[begin AVAILABLE DATA]

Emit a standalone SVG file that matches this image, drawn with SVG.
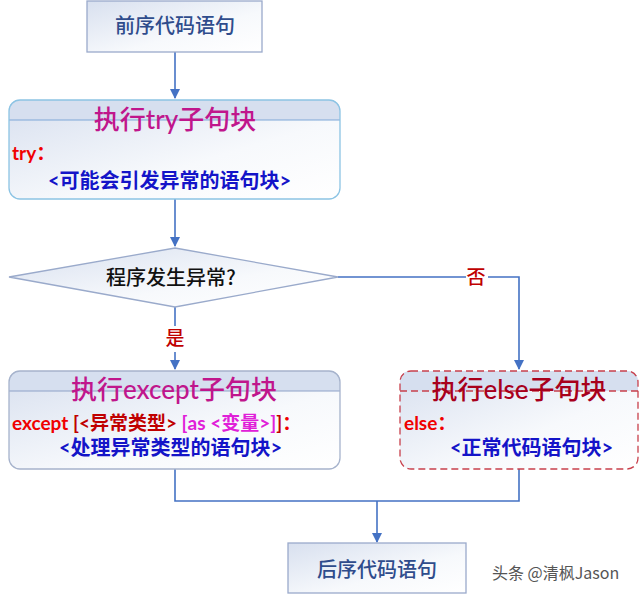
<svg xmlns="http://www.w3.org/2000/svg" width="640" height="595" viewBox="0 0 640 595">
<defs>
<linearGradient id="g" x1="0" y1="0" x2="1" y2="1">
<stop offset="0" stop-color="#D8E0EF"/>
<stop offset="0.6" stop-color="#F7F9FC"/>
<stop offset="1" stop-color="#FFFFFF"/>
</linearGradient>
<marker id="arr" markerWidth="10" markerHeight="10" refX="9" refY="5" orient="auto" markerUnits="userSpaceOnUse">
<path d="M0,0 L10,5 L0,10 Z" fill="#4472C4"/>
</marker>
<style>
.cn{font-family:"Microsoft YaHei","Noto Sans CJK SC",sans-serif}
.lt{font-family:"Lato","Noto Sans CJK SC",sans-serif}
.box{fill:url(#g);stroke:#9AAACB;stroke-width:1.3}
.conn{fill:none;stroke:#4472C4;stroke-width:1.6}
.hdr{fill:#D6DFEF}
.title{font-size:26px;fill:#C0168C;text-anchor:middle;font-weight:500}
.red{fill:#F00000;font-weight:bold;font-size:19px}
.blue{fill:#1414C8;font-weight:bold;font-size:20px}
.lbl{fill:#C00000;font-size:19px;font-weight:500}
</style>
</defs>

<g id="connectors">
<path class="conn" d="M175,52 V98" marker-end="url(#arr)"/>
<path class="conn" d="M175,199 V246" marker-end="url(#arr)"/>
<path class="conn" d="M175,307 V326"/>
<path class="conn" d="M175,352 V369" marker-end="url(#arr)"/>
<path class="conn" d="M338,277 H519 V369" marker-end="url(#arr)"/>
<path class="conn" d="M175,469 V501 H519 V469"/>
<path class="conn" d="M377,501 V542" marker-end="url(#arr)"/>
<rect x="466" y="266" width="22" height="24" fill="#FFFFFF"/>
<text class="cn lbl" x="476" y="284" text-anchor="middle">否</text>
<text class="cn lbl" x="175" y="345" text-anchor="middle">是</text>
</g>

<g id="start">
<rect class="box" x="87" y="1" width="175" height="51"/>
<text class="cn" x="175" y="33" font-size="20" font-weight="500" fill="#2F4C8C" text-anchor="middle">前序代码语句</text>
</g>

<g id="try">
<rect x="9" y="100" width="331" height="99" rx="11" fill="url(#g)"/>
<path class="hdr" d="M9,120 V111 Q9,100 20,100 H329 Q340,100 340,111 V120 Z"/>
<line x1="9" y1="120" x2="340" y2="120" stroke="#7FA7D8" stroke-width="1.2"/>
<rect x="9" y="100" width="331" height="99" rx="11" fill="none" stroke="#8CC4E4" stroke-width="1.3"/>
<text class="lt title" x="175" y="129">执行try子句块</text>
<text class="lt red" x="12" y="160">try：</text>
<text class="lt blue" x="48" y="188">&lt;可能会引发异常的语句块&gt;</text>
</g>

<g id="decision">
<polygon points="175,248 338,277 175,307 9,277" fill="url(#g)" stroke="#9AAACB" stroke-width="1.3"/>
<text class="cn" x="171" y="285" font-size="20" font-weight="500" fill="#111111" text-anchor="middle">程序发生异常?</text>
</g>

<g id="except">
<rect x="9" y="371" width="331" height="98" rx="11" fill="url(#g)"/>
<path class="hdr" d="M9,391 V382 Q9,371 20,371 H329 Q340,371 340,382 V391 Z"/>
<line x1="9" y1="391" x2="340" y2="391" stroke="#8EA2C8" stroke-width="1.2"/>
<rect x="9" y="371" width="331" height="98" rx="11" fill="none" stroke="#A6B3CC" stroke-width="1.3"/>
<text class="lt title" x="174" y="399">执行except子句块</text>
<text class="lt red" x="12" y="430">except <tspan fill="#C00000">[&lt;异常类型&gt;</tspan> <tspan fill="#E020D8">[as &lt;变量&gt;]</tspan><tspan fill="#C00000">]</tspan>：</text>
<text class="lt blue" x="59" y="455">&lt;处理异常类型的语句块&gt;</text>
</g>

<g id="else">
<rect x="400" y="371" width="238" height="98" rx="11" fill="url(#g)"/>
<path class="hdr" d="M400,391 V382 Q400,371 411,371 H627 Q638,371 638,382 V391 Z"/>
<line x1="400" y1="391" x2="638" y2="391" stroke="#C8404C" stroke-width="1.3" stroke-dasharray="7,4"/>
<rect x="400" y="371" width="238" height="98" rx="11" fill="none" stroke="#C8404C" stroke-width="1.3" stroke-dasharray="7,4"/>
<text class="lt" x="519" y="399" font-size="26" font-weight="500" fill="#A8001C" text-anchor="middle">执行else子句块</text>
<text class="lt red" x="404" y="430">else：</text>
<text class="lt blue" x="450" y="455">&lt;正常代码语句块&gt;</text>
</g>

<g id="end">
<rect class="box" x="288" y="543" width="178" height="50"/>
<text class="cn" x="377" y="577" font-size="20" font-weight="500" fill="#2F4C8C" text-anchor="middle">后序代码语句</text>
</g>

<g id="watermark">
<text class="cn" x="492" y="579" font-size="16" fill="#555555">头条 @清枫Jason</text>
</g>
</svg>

[end AVAILABLE DATA]

(WHAT THIS TASK INVOLVES): All of the lines above should be retyped precisely, apart from the pictures.

(OUTPUT FOR THIS TASK):
Emit a standalone SVG file that matches this image, drawn with SVG.
<svg xmlns="http://www.w3.org/2000/svg" width="640" height="595" viewBox="0 0 640 595">
<defs>
<linearGradient id="g" x1="0" y1="0" x2="1" y2="1">
<stop offset="0" stop-color="#D8E0EF"/>
<stop offset="0.6" stop-color="#F7F9FC"/>
<stop offset="1" stop-color="#FFFFFF"/>
</linearGradient>
<marker id="arr" markerWidth="10" markerHeight="10" refX="9" refY="5" orient="auto" markerUnits="userSpaceOnUse">
<path d="M0,0 L10,5 L0,10 Z" fill="#4472C4"/>
</marker>
<style>
.cn{font-family:"Microsoft YaHei","Noto Sans CJK SC",sans-serif}
.lt{font-family:"Lato","Noto Sans CJK SC",sans-serif}
.box{fill:url(#g);stroke:#9AAACB;stroke-width:1.3}
.conn{fill:none;stroke:#4472C4;stroke-width:1.6}
.hdr{fill:#D6DFEF}
.title{font-size:26px;fill:#C0168C;text-anchor:middle;font-weight:500}
.red{fill:#F00000;font-weight:bold;font-size:19px}
.blue{fill:#1414C8;font-weight:bold;font-size:20px}
.lbl{fill:#C00000;font-size:19px;font-weight:500}
</style>
</defs>

<g id="connectors">
<path class="conn" d="M175,52 V98" marker-end="url(#arr)"/>
<path class="conn" d="M175,199 V246" marker-end="url(#arr)"/>
<path class="conn" d="M175,307 V326"/>
<path class="conn" d="M175,352 V369" marker-end="url(#arr)"/>
<path class="conn" d="M338,277 H519 V369" marker-end="url(#arr)"/>
<path class="conn" d="M175,469 V501 H519 V469"/>
<path class="conn" d="M377,501 V542" marker-end="url(#arr)"/>
<rect x="466" y="266" width="22" height="24" fill="#FFFFFF"/>
<text class="cn lbl" x="476" y="284" text-anchor="middle">否</text>
<text class="cn lbl" x="175" y="345" text-anchor="middle">是</text>
</g>

<g id="start">
<rect class="box" x="87" y="1" width="175" height="51"/>
<text class="cn" x="175" y="33" font-size="20" font-weight="500" fill="#2F4C8C" text-anchor="middle">前序代码语句</text>
</g>

<g id="try">
<rect x="9" y="100" width="331" height="99" rx="11" fill="url(#g)"/>
<path class="hdr" d="M9,120 V111 Q9,100 20,100 H329 Q340,100 340,111 V120 Z"/>
<line x1="9" y1="120" x2="340" y2="120" stroke="#7FA7D8" stroke-width="1.2"/>
<rect x="9" y="100" width="331" height="99" rx="11" fill="none" stroke="#8CC4E4" stroke-width="1.3"/>
<text class="lt title" x="175" y="129">执行try子句块</text>
<text class="lt red" x="12" y="160">try：</text>
<text class="lt blue" x="48" y="188">&lt;可能会引发异常的语句块&gt;</text>
</g>

<g id="decision">
<polygon points="175,248 338,277 175,307 9,277" fill="url(#g)" stroke="#9AAACB" stroke-width="1.3"/>
<text class="cn" x="171" y="285" font-size="20" font-weight="500" fill="#111111" text-anchor="middle">程序发生异常?</text>
</g>

<g id="except">
<rect x="9" y="371" width="331" height="98" rx="11" fill="url(#g)"/>
<path class="hdr" d="M9,391 V382 Q9,371 20,371 H329 Q340,371 340,382 V391 Z"/>
<line x1="9" y1="391" x2="340" y2="391" stroke="#8EA2C8" stroke-width="1.2"/>
<rect x="9" y="371" width="331" height="98" rx="11" fill="none" stroke="#A6B3CC" stroke-width="1.3"/>
<text class="lt title" x="174" y="399">执行except子句块</text>
<text class="lt red" x="12" y="430">except <tspan fill="#C00000">[&lt;异常类型&gt;</tspan> <tspan fill="#E020D8">[as &lt;变量&gt;]</tspan><tspan fill="#C00000">]</tspan>：</text>
<text class="lt blue" x="59" y="455">&lt;处理异常类型的语句块&gt;</text>
</g>

<g id="else">
<rect x="400" y="371" width="238" height="98" rx="11" fill="url(#g)"/>
<path class="hdr" d="M400,391 V382 Q400,371 411,371 H627 Q638,371 638,382 V391 Z"/>
<line x1="400" y1="391" x2="638" y2="391" stroke="#C8404C" stroke-width="1.3" stroke-dasharray="7,4"/>
<rect x="400" y="371" width="238" height="98" rx="11" fill="none" stroke="#C8404C" stroke-width="1.3" stroke-dasharray="7,4"/>
<text class="lt" x="519" y="399" font-size="26" font-weight="500" fill="#A8001C" text-anchor="middle">执行else子句块</text>
<text class="lt red" x="404" y="430">else：</text>
<text class="lt blue" x="450" y="455">&lt;正常代码语句块&gt;</text>
</g>

<g id="end">
<rect class="box" x="288" y="543" width="178" height="50"/>
<text class="cn" x="377" y="577" font-size="20" font-weight="500" fill="#2F4C8C" text-anchor="middle">后序代码语句</text>
</g>

<g id="watermark">
<text class="cn" x="492" y="579" font-size="16" fill="#555555">头条 @清枫Jason</text>
</g>
</svg>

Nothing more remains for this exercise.